И это неожиданное «позвольте», произнесенное Грековым с возмущением оскорбленного человека, которого неуважительно затолкали в толпе чужими локтями, и эти перекосившиеся на его курточке «молнии», и этот горьковатый запах вельвета, и колеблющийся, как доказательство, в его пальцах тетрадный листок, косо исписанный фиолетовыми чернилами, вдруг со злым отчаянием стиснули что-то в Никите. И с мелькнувшим чувством страха от того, что сейчас сделает, он заговорил, ужасаясь тому, что говорит:
— Вы струсили и предали мать… а вы хотите, чтобы она вам все простила! Она в бессознании вам… Она уже не знала, что пишет, а вы думаете, что это доказательство. Вы думаете, я не знаю, что вы сделали с матерью… Вы ее предали… Вы ее никогда не любили, вы ненавидели ее!..
Он говорил и слышал дрожь своего голоса, ставшего незнакомым, обрывистым, ватным, чувствовал оглушительные удары крови в ушах, туманно видел искаженное, белым пятном отпрянувшее куда-то в белесую дымку лицо Грекова. Потом кто-то широкоплечий, маленький, с мотавшимися седыми волосами вскочил за столом, трясясь, прижав одну руку к груди, и пронзительно-голубые глаза ищуще метались на молочно-белом лице; и почему-то появилась палка, крепко зажатая в другой сухонькой руке этого человека, стучала в пол, и толкнулся оттуда, от стола, задушенный крик:
— Вон… вон из моего дома, мерзавец, молокосос! Я хотел, как родственнику… Вон сейчас же!..
— Ошиблись, — проговорил Никита. — Какой я вам родственник!
И, оттолкнув с пути кресло, пошел из кабинета по красно расплывшемуся цветными пятнами ковру, такому толстому и мягкому, что увязал в этой мягкости, как в густой пыли.
В дверях кабинета он на миг задержался. Возле портьеры, широко расставив ноги, засунув руки в карманы, вошедший на крик Валерий в упор, с изумленным прищуром глядел на Никиту, и Никита, резко отдернув портьеру, вышел из комнаты. Затем в полутьме коридора скользнула вдоль стены знакомая белая фигура Ольги Сергеевны, ее оголенная рука стискивала халат на груди, и вытянутое мраморное горло ее было напряжено, губы шептали исступленно:
— Боже мой… Он больной человек… Что вы там наделали?
— Он больной человек? — выговорил Никита, не в силах сдержать в себе бешеные толчки разрушения. — Идите спросите у него, кто он. Он, может быть, расскажет, кто он!..

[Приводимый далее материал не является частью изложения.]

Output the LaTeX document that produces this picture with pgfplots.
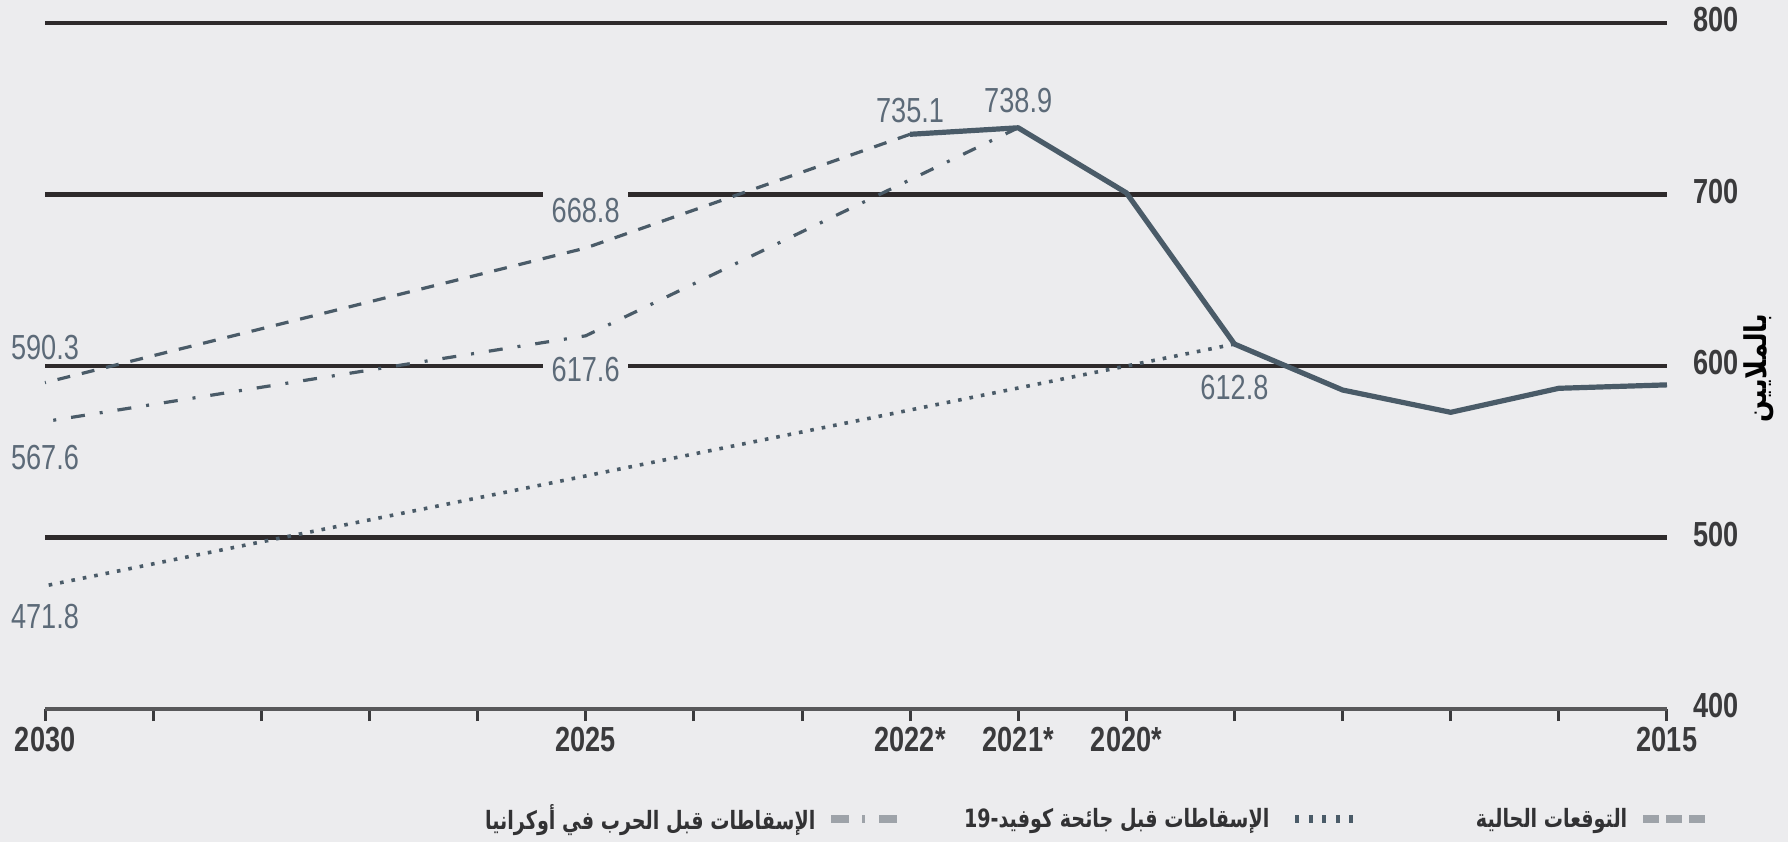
\documentclass[border=0pt]{standalone}
\usepackage{fontspec}
\setmainfont{Liberation Sans}[FakeStretch=0.78]
\newfontfamily\arabicfont[Script=Arabic,FakeStretch=0.85]{DejaVu Sans}
\newfontfamily\arabiclegend[Script=Arabic,FakeStretch=0.76]{DejaVu Sans}
\usepackage{pgfplots}
\pgfplotsset{compat=1.18}
\TeXXeTstate=1
\definecolor{bg}{RGB}{236,236,238}
\definecolor{gridc}{RGB}{46,42,43}
\definecolor{lnc}{RGB}{74,91,104}
\definecolor{labc}{RGB}{92,106,120}
\definecolor{tickc}{RGB}{58,58,60}
\definecolor{axc}{RGB}{88,88,90}
\definecolor{legc}{RGB}{50,50,52}
\definecolor{leggray}{RGB}{158,163,169}
\tikzset{
  solidln/.style={draw=lnc, line width=2.6pt, line join=round},
  dashln/.style={draw=lnc, line width=1.6pt, dash pattern=on 6.5pt off 6pt},
  dashdotln/.style={draw=lnc, line width=1.6pt, dash pattern=on 7pt off 7.5pt on 1.5pt off 7.5pt},
  dotln/.style={draw=lnc, line width=1.8pt, dash pattern=on 1.8pt off 4pt},
  legdash/.style={draw=leggray, line width=4pt, dash pattern=on 8pt off 3.5pt},
  legdashdot/.style={draw=leggray, line width=4pt, dash pattern=on 9pt off 6.5pt on 1.5pt off 7pt},
  legdot/.style={draw=lnc, line width=4pt, dash pattern=on 2pt off 4.75pt},
  lab/.style={font=\fontsize{17.4}{20}\selectfont, text=labc, inner sep=0pt},
  labbox/.style={lab, fill=bg, inner xsep=4.25pt, inner ysep=4pt},
}
\begin{document}
\begin{tikzpicture}[x=1pt,y=1pt]
\path[fill=bg, use as bounding box] (-22.5,-66.5) rectangle (871.5,354.5);
\begin{axis}[
  at={(0,0)}, anchor=south west,
  scale only axis, width=811pt, height=343pt,
  xmin=2015, xmax=2030, x dir=reverse,
  ymin=400, ymax=800,
  clip=false,
  axis x line*=bottom, axis y line*=right,
  x axis line style={-, draw=axc, line width=2.4pt},
  y axis line style={draw=none},
  xtick={2015,...,2030},
  xticklabels={2015,{},{},{},{},2020*,2021*,2022*,{},{},2025,{},{},{},{},2030},
  tick align=outside,
  major tick length=6pt,
  xtick style={draw=tickc, line width=1.5pt},
  ytick={500,600,700,800},
  yticklabels={500,600,700,800},
  extra y ticks={400},
  extra y tick labels={400},
  extra y tick style={grid=none},
  ytick style={draw=none},
  ymajorgrids,
  grid style={draw=gridc, line width=2.2pt},
  xticklabel style={font=\fontsize{17.4}{20}\selectfont\bfseries, text=tickc, inner sep=0pt, anchor=north, yshift=-3pt},
  yticklabel style={font=\fontsize{17.4}{20}\selectfont\bfseries, text=tickc, inner sep=0pt, anchor=west, xshift=7pt, yshift=1.5pt},
  every axis y label/.style={at={(axis description cs:1.0567,0.497)}, rotate=90, anchor=center},
  ylabel={\fontsize{15}{18}\selectfont\arabicfont\bfseries\beginR بالملايين\endR},
  legend style={at={(axis description cs:0.2355,-0.1603)}, anchor=west, draw=none, fill=none,
    legend columns=3, column sep=0pt, inner sep=0pt,
    nodes={inner sep=0pt, text=legc, font=\fontsize{12.6}{15}\selectfont\arabiclegend\bfseries}},
  legend plot pos=right,
  legend image code/.code={\draw[#1] (0pt,0pt) -- (33pt,0pt);},
]
\addlegendimage{legdashdot}
\addlegendentry{\makebox[200pt][r]{\beginR الإسقاطات قبل الحرب في أوكرانيا\endR\hspace{6pt}}}
\addlegendimage{legdot}
\addlegendentry{\makebox[195pt][r]{\beginR الإسقاطات قبل جائحة كوفيد-\beginL 19\endL\endR\hspace{11pt}}}
\addlegendimage{legdash}
\addlegendentry{\makebox[137pt][r]{\beginR التوقعات الحالية\endR\hspace{6pt}}}

% pre-COVID projection (dotted)
\addplot[dotln, forget plot] coordinates {(2019,612.8) (2030,471.8)};
% pre-war projection (dash-dot)
\addplot[dashdotln, forget plot] coordinates {(2021,738.9) (2025,617.6) (2030,567.6)};
% current projection (dashed)
\addplot[dashln, forget plot] coordinates {(2022,735.1) (2025,668.8) (2030,590.3)};
% actual / current (solid)
\addplot[solidln, forget plot] coordinates {(2015,589) (2016,587) (2017,573) (2018,586) (2019,612.8) (2020,701) (2021,738.9) (2022,735.1)};

\node[lab] at (axis cs:2022,749.2) {735.1};
\node[lab] at (axis cs:2021,755.0) {738.9};
\node[labbox] at (axis cs:2025,690.8) {668.8};
\node[labbox] at (axis cs:2025,597.7) {617.6};
\node[lab] at (axis cs:2030,610.8) {590.3};
\node[lab] at (axis cs:2030,546.6) {567.6};
\node[lab] at (axis cs:2030,453.7) {471.8};
\node[lab] at (axis cs:2019,587.4) {612.8};
\end{axis}
\end{tikzpicture}
\end{document}
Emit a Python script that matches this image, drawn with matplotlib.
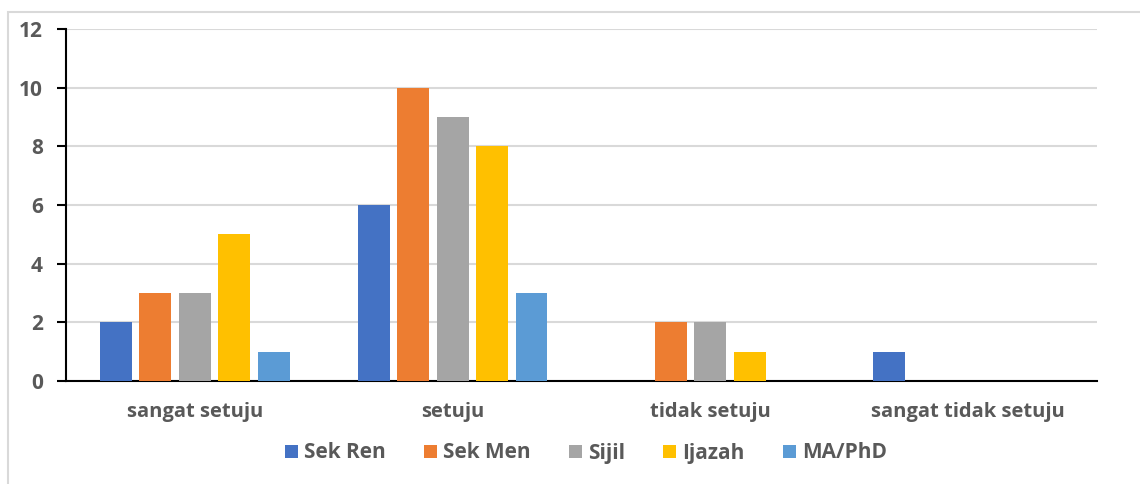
import matplotlib.pyplot as plt
from matplotlib.patches import Rectangle
import numpy as np

# data
categories = ['sangat setuju', 'setuju', 'tidak setuju', 'sangat tidak setuju']
series = ['Sek Ren', 'Sek Men', 'Sijil', 'Ijazah', 'MA/PhD']
sek_ren = [2, 6, 0, 1]
sek_men = [3, 10, 2, 0]
sijil = [3, 9, 2, 0]
ijazah = [5, 8, 1, 0]
ma_phd = [1, 3, 0, 0]
colors = ['#4472C4', '#ED7D31', '#A5A5A5', '#FFC000', '#5B9BD5']

plt.rcParams['font.family'] = ['Open Sans', 'DejaVu Sans']
text_color = '#595959'

fig = plt.figure(figsize=(11.4, 4.84), dpi=100)
ax = fig.add_axes([66 / 1140, 1 - 381 / 484, (1097 - 66) / 1140, (381 - 29) / 484])

# outer chart border
fig.patches.append(Rectangle((8 / 1140, -0.1), 1.2, 1 - 12 / 484 + 0.1,
                             transform=fig.transFigure, fill=False,
                             edgecolor='#D9D9D9', linewidth=1.5))

x = np.arange(len(categories))
slot = 0.153
width = 0.124
for i, (name, vals) in enumerate(zip(series, [sek_ren, sek_men, sijil, ijazah, ma_phd])):
    ax.bar(x + (i - 2) * slot, vals, width, color=colors[i], label=name, zorder=3)

ax.set_xlim(-0.5, 3.5)
ax.set_ylim(0, 12)
ax.set_yticks(range(0, 13, 2))
ax.yaxis.grid(True, color='#D9D9D9', linewidth=1.5, zorder=0)
ax.set_axisbelow(True)

for s in ['top', 'right']:
    ax.spines[s].set_visible(False)
ax.spines['left'].set_color('black')
ax.spines['left'].set_linewidth(1.5)
ax.spines['bottom'].set_color('black')
ax.spines['bottom'].set_linewidth(1.5)

ax.set_xticks(x)
ax.set_xticklabels(categories, fontsize=14.5, fontweight='bold', color=text_color)
ax.tick_params(axis='x', length=0, pad=15)
ax.tick_params(axis='y', length=6.5, width=1.5, direction='out', labelsize=15,
               labelcolor=text_color, pad=10)
for lbl in ax.get_yticklabels():
    lbl.set_fontweight('bold')

leg = fig.legend(loc='center', bbox_to_anchor=(586 / 1140, 1 - 453 / 484), ncol=5,
                 frameon=False, fontsize=15, handlelength=0.6, handleheight=0.6,
                 handletextpad=0.3, columnspacing=1.85)
for t in leg.get_texts():
    t.set_color(text_color)
    t.set_fontweight('bold')

fig.savefig('out.png', dpi=100)
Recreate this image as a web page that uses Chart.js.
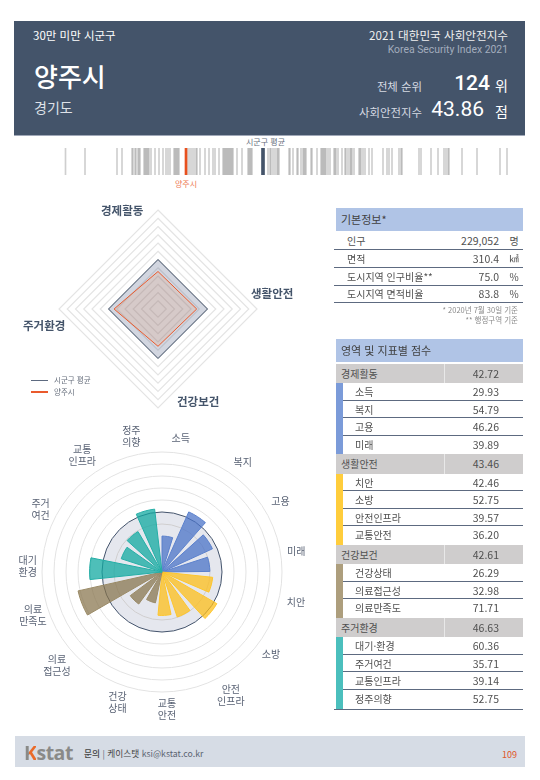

— Я умоляю… Что?.. Что вы с ним сделали?
— Успокойтесь, Ольга Сергеевна!.. Он жив. Он еще всех переживет! А мать уже пережил!..
На ходу разрывая пачку сигарет, он прошел мимо нее по коридору к передней, где странно было видеть приготовленные на дачу чемоданы, ударом распахнул дверь на лестничную площадку и, не вызвав лифта, скачками ринулся по лестнице вниз.